Thursday, April 2, 2015

Life Itself (2014) * * *

Life Itself Movie Review

Directed by:  Steve James

Roger Ebert died on April 4, 2013 after a long battle with cancer.    I read his column religiously after first becoming acquainted with his writing in the early 1990's.    Before that, he was one half of Siskel & Ebert, the Chicago movie critic duo who brought "two thumbs up" and "two thumbs down" to the lexicon.   Ebert allowed me to view movie criticism as an art form.  I wrote a tribute to him on this blog the day following his death two years ago.  Most of what I said still holds true today.   I never met him, but I miss him.  

Life Itself, directed by Steve James, whose Hoop Dreams was championed by Siskel and Ebert twenty years ago.    When Hoop Dreams was not nominated for an Academy Award for Best Documentary Feature, Ebert was especially upset.    He criticized the nomination system relentlessly, so much so that AMPAS changed its nomination policies the following year.    James was handpicked by Ebert to direct the documentary based on his best-selling memoir.     The documentary has its flaws, but it ultimately provides fresh insight into the life and death of Roger Ebert.   

The film opens with Roger spending Christmas 2012 in a Chicago hospital.    His jaw was removed years earlier after a series of failed operations, rendering him unable to speak.   A prosthetic jaw was surgically added to make it appear Ebert had a mouth (and a permanent smile), but it was strictly for aesthetic purposes.    He consumed all of his meals intravenously.     The winter of 2012-2013 proved especially difficult for Ebert and his family.    He believed until the last weeks before his death that he would writing for a long time to come.    A sad interview with Chaz (while Roger sits beside her) reveals that the couple may not have anymore fight left in them for another go-round with cancer.    Nonetheless, his last written piece, published the day before his death, was called "A Leave Of Presence", in which Ebert discussed his plans for the future.    One day later, he was gone.    His last review of a Terence Malick film titled "To The Wonder" was published soon after.    He gave the film three and a half stars.  

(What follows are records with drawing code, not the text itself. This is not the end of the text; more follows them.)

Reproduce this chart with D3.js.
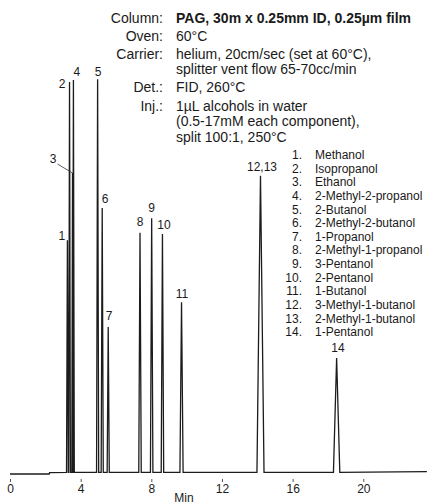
<!DOCTYPE html>
<html>
<head>
<meta charset="utf-8">
<title>PAG alcohols chromatogram</title>
<script src="https://cdn.jsdelivr.net/npm/d3@7"></script>
<style>
  body { margin: 0; background: #fff; }
  svg text { font-family: "Liberation Sans", Arial, Helvetica, sans-serif; fill: #1a1a1a; }
</style>
</head>
<body>
<div id="chart"></div>
<script>
// peak data (time in min, response in % of tallest peak)
var peakIds    = ["1", "2", "3", "4", "5", "6", "7", "8", "9", "10", "11", "12,13", "14"];
var peakTimes  = [3.25, 3.37, 3.54, 3.59, 4.96, 5.22, 5.56, 7.36, 8.02, 8.63, 9.71, 14.18, 18.49];
var peakHeights = [59, 99, 76, 99.5, 99.7, 67.2, 37.1, 60.9, 64.6, 60.6, 43.4, 75.3, 29.3];
var peakWidths = [0.05, 0.05, 0.04, 0.05, 0.06, 0.06, 0.06, 0.07, 0.07, 0.07, 0.09, 0.2, 0.18];

// baseline (drifts up slightly after the solvent front)
var baseTimes  = [0, 2.22, 2.24, 23.6];
var baseLevels = [0, 0, 0.33, 0.58];
var footLevel = 0.4;

var xTicks = [0, 4, 8, 12, 16, 20];

var compounds = ["Methanol", "Isopropanol", "Ethanol", "2-Methyl-2-propanol", "2-Butanol",
  "2-Methyl-2-butanol", "1-Propanol", "2-Methyl-1-propanol", "3-Pentanol", "2-Pentanol",
  "1-Butanol", "3-Methyl-1-butanol", "2-Methyl-1-butanol", "1-Pentanol"];

var specLabels = ["Column:", "Oven:", "Carrier:", "", "Det.:", "Inj.:", "", ""];
var specValues = ["PAG, 30m x 0.25mm ID, 0.25\u00b5m film", "60\u00b0C",
  "helium, 20cm/sec (set at 60\u00b0C),", "splitter vent flow 65-70cc/min",
  "FID, 260\u00b0C", "1\u00b5L alcohols in water", "(0.5-17mM each component),",
  "split 100:1, 250\u00b0C"];

// layout
var w = 427, h = 504;
var specY = [23, 41, 58.5, 73.5, 92, 110.5, 126, 141.5];
// label offsets from each apex (px)
var labelDx = [-5.5, -7.5, -19.5, 3.5, 0.5, 3, 1, 0, 0, 1.5, 0.5, 1.5, 1.3];
var labelDy = [-5, 2, -14, -8, -7, -9, -11, -11, -10, -9, -8.5, -9, -10];

var svg = d3.select("#chart").append("svg")
  .attr("width", w)
  .attr("height", h);

var x = d3.scaleLinear().domain([0, 20]).range([10, 363.3]);
var y = d3.scaleLinear().domain([0, 100]).range([474, 78]);

// build the trace: baseline, then a spike for each peak
var trace = [];
for (var i = 0; i < 3; i++) trace.push([baseTimes[i], baseLevels[i]]);
for (var p = 0; p < peakTimes.length; p++) {
  trace.push([peakTimes[p] - peakWidths[p], footLevel]);
  trace.push([peakTimes[p], peakHeights[p]]);
  trace.push([peakTimes[p] + peakWidths[p], footLevel]);
}
trace.push([baseTimes[3], baseLevels[3]]);

var line = d3.line()
  .x(function(d) { return x(d[0]); })
  .y(function(d) { return y(d[1]); });

svg.append("path")
  .datum(trace)
  .attr("d", line)
  .attr("fill", "none")
  .attr("stroke", "#1c1c1c")
  .attr("stroke-width", 1.3)
  .attr("stroke-linejoin", "miter");

// x axis - only little ticks and labels, no axis line
var axis = svg.append("g")
  .attr("transform", "translate(0,479)")
  .call(d3.axisBottom(x).tickValues(xTicks).tickSize(3).tickPadding(2));
axis.select(".domain").remove();
axis.selectAll(".tick line").attr("stroke", "#555");
axis.selectAll(".tick text")
  .attr("font-size", "12px")
  .attr("font-family", "Liberation Sans, Arial, sans-serif")
  .attr("fill", "#222");

svg.append("text")
  .attr("x", 184)
  .attr("y", 502)
  .attr("text-anchor", "middle")
  .attr("font-size", "12px")
  .text("Min");

// peak number labels
svg.selectAll("text.peak")
  .data(peakIds)
  .enter()
  .append("text")
  .attr("class", "peak")
  .attr("x", function(d, i) { return x(peakTimes[i]) + labelDx[i]; })
  .attr("y", function(d, i) { return y(peakHeights[i]) + labelDy[i] + 4.3; })
  .attr("text-anchor", "middle")
  .attr("font-size", "12px")
  .text(function(d) { return d; });

// leader line for the shoulder peak 3
svg.append("line")
  .attr("x1", x(peakTimes[2]) - 15)
  .attr("y1", y(peakHeights[2]) - 9)
  .attr("x2", x(peakTimes[2]))
  .attr("y2", y(peakHeights[2]))
  .attr("stroke", "#333")
  .attr("stroke-width", 0.8);

// conditions block
var spec = svg.append("g");
spec.selectAll("text.lab")
  .data(specLabels)
  .enter()
  .append("text")
  .attr("class", "lab")
  .attr("x", 163)
  .attr("y", function(d, i) { return specY[i]; })
  .attr("text-anchor", "end")
  .attr("font-size", "14px")
  .text(function(d) { return d; });
spec.selectAll("text.val")
  .data(specValues)
  .enter()
  .append("text")
  .attr("class", "val")
  .attr("x", 176)
  .attr("y", function(d, i) { return specY[i]; })
  .attr("font-size", "14px")
  .attr("font-weight", function(d, i) { return i === 0 ? "bold" : "normal"; })
  .text(function(d) { return d; });

// compound list
var legend = svg.append("g");
legend.selectAll("text.num")
  .data(compounds)
  .enter()
  .append("text")
  .attr("class", "num")
  .attr("x", 302)
  .attr("y", function(d, i) { return 159 + i * 13.64; })
  .attr("text-anchor", "end")
  .attr("font-size", "12px")
  .text(function(d, i) { return (i + 1) + "."; });
legend.selectAll("text.name")
  .data(compounds)
  .enter()
  .append("text")
  .attr("class", "name")
  .attr("x", 315)
  .attr("y", function(d, i) { return 159 + i * 13.64; })
  .attr("font-size", "12px")
  .text(function(d) { return d; });
</script>
</body>
</html>
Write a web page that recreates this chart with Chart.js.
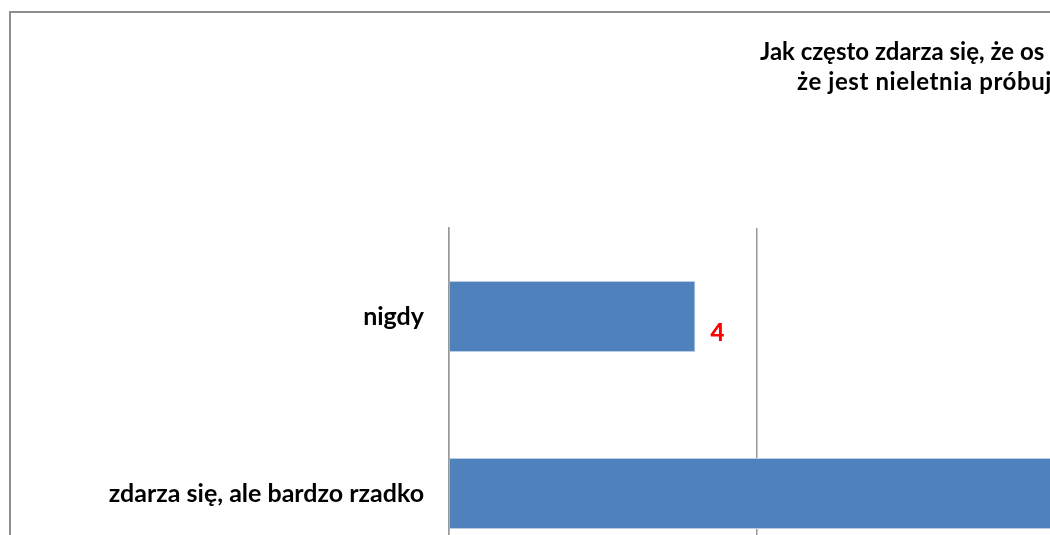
<!DOCTYPE html>
<html>
<head>
<meta charset="utf-8">
<script src="https://cdn.jsdelivr.net/npm/chart.js@4"></script>
<style>
    html, body { margin: 0; padding: 0; background: #fff; overflow: hidden; }
    #frame { position: absolute; left: 9px; top: 11px; width: 1200px; height: 700px;
             border-left: 2px solid #8e8e8e; border-top: 2px solid #8e8e8e; }
    #wrap { position: absolute; left: 0; top: 0; width: 1100px; height: 622px; }
</style>
</head>
<body>
<div id="frame"></div>
<div id="wrap"><canvas id="barChart"></canvas></div>

<script>
// dane z wykresu
var categories = ['nigdy', 'zdarza się, ale bardzo rzadko'];
var values = [4, 12];
var titleLines = ['Jak często zdarza się, że os', 'że jest nieletnia próbuj'];

var FONT = 'Lato, "Open Sans", sans-serif';

// tytuł (przycięty jak na oryginale)
var titlePlugin = {
    id: 'titleText',
    afterDraw: function(chart) {
        var ctx = chart.ctx;
        ctx.save();
        ctx.fillStyle = '#000';
        ctx.font = 'bold 24px ' + FONT;
        ctx.textBaseline = 'alphabetic';
        ctx.textAlign = 'left';
        ctx.fillText(titleLines[0], 760, 60);
        ctx.letterSpacing = '0.6px';
        ctx.fillText(titleLines[1], 797, 90);
        ctx.restore();
    }
};

// etykiety wartości
var labelPlugin = {
    id: 'valueLabels',
    afterDatasetsDraw: function(chart) {
        var ctx = chart.ctx;
        var meta = chart.getDatasetMeta(0);
        ctx.save();
        ctx.fillStyle = '#ff0000';
        ctx.font = '900 24px ' + FONT;
        ctx.textAlign = 'left';
        ctx.textBaseline = 'middle';
        meta.data.forEach(function(bar, i) {
            ctx.fillText(values[i], bar.x + 15, bar.y + 17);
        });
        ctx.restore();
    }
};

var ctx = document.getElementById('barChart').getContext('2d');
var chart = new Chart(ctx, {
    type: 'bar',
    data: {
        labels: categories,
        datasets: [{
            data: values,
            backgroundColor: '#4f81bd',
            borderColor: '#b9cde5',
            borderWidth: 1,
            categoryPercentage: 0.4,
            barPercentage: 1.0
        }]
    },
    options: {
        indexAxis: 'y',
        responsive: true,
        maintainAspectRatio: false,
        animation: false,
        layout: { padding: { left: 0, right: 35, top: 228, bottom: 14 } },
        plugins: {
            legend: { display: false },
            tooltip: { enabled: false }
        },
        scales: {
            x: {
                min: 0,
                max: 10,
                ticks: { display: false, stepSize: 5 },
                grid: { color: '#9a9a9a', lineWidth: 1.5, drawTicks: false },
                border: { display: false }
            },
            y: {
                afterFit: function(scale) { scale.width = 449; },
                ticks: {
                    color: '#000',
                    padding: 25,
                    font: { family: FONT, size: 25, weight: 'bold' }
                },
                grid: { display: false, drawTicks: false },
                border: { display: true, color: '#9a9a9a', width: 1.5 }
            }
        }
    },
    plugins: [titlePlugin, labelPlugin]
});
</script>
</body>
</html>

Life Itself is at its most fascinating when it depicts Roger's fight against cancer.    We see the toll it takes on him physically and his family emotionally, but he had a lot of fight.    The skies of Chicago are gray a lot of the time, which adds to the somber mood.     We know the outcome.  Even Roger may know what eventually lies ahead.   The film pulls no punches in its depiction of Ebert.    We see him as the loving husband and stepfather, passionate film critic, champion of independent films and filmmakers, and as a bachelor in the 1970's who would drink heavily at the local bar and stumble home repeatedly.    Roger's drinking ceased in 1979 and was in recovery for the rest of his life.     Oh, and he wasn't above bringing around prostitutes to parties.   

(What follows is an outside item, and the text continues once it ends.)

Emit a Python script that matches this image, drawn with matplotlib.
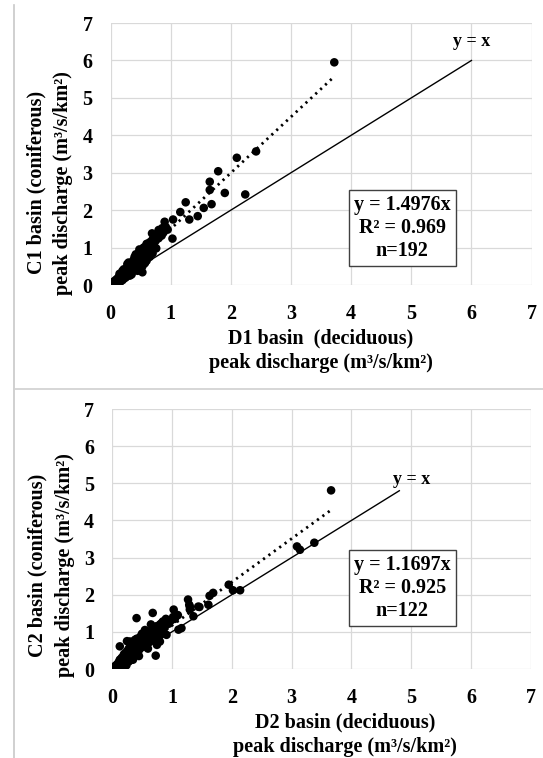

There is plenty of time devoted to Ebert's complicated relationship with his onscreen partner Gene Siskel, who himself died of brain cancer in 1999.    They were crosstown newspaper rival critics who meshed well on PBS Sneak Previews in the late 1970's.    Their mutual disdain and then grudging respect was evident and palpable, especially when they disagreed about a movie.    They soon formed their own show in syndication, which made them household names and celebrities in their own right.    Their relationship grew and softened somewhat, but never entirely.    They loved each other, but would take great pains to conceal it.    Siskel was 53 when he died, without fulling divulging the nature of his dire health to anyone except his wife and children.     I recall feeling a great sense of loss when Siskel died, although not quite with the intensity I felt when Ebert died.    Ebert himself carried on the show with guest critics and eventually permanent co-host Richard Roeper until 2006.  Roeper is not interviewed in the film, which is a disappointment.    

We see Ebert's wedding to Chaz, a Chicago lawyer, in 1992.    They married when Roger was fifty.   Why did Roger wait so long to get married?     He said he didn't want to marry while his mother was still alive, although his relationship with his parents is only partially covered here, so we don't feel the full impact of his relationship with them.    He was the only child of Irish-Catholic parents.   

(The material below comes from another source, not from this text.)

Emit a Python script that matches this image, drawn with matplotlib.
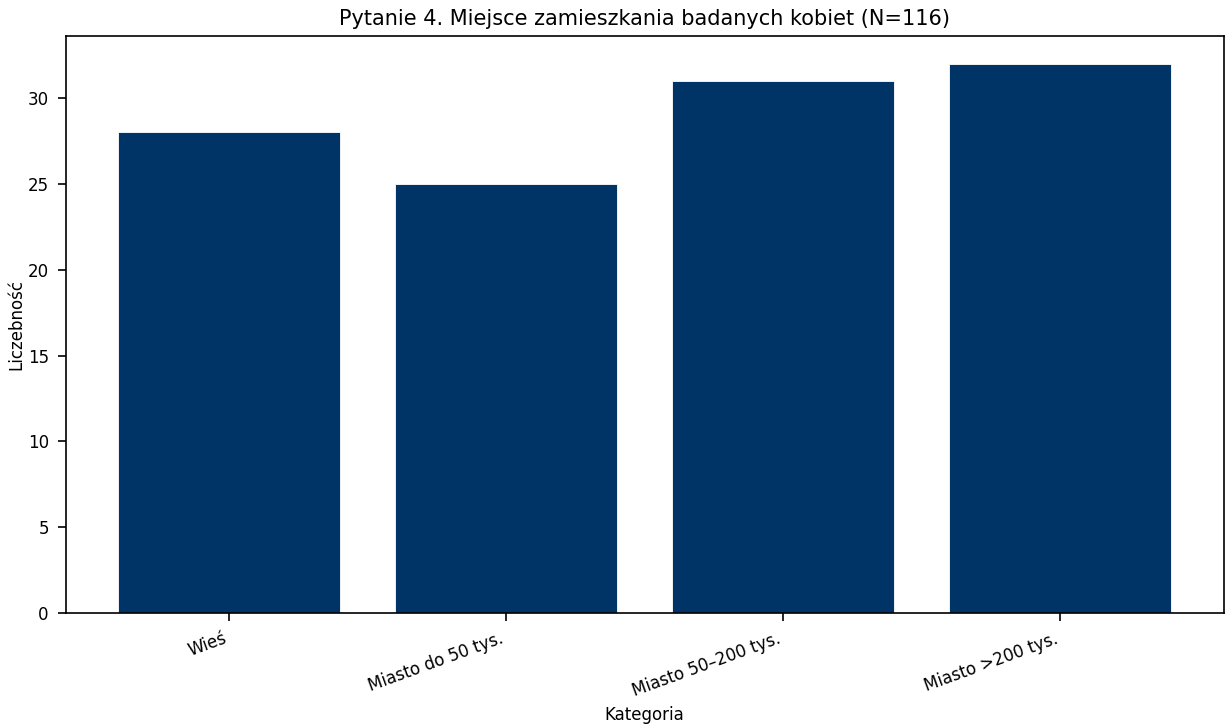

Life Itself isn't perfect, but it is a humanizing portrait of a Chicago Sun Times movie critic who transcended his role into becoming a worldwide media celebrity in his own right.    He is the first film critic to win a Pulitzer prize and rose film criticism to an art form.    In my opinion, he is the standard of film criticism and will never be duplicated.     I try in my own way, but if I think I can write as well as him, then I am just kidding myself.    He loved the movies, even the ones he hated, and his writing reflected that in a way that wasn't done before or since.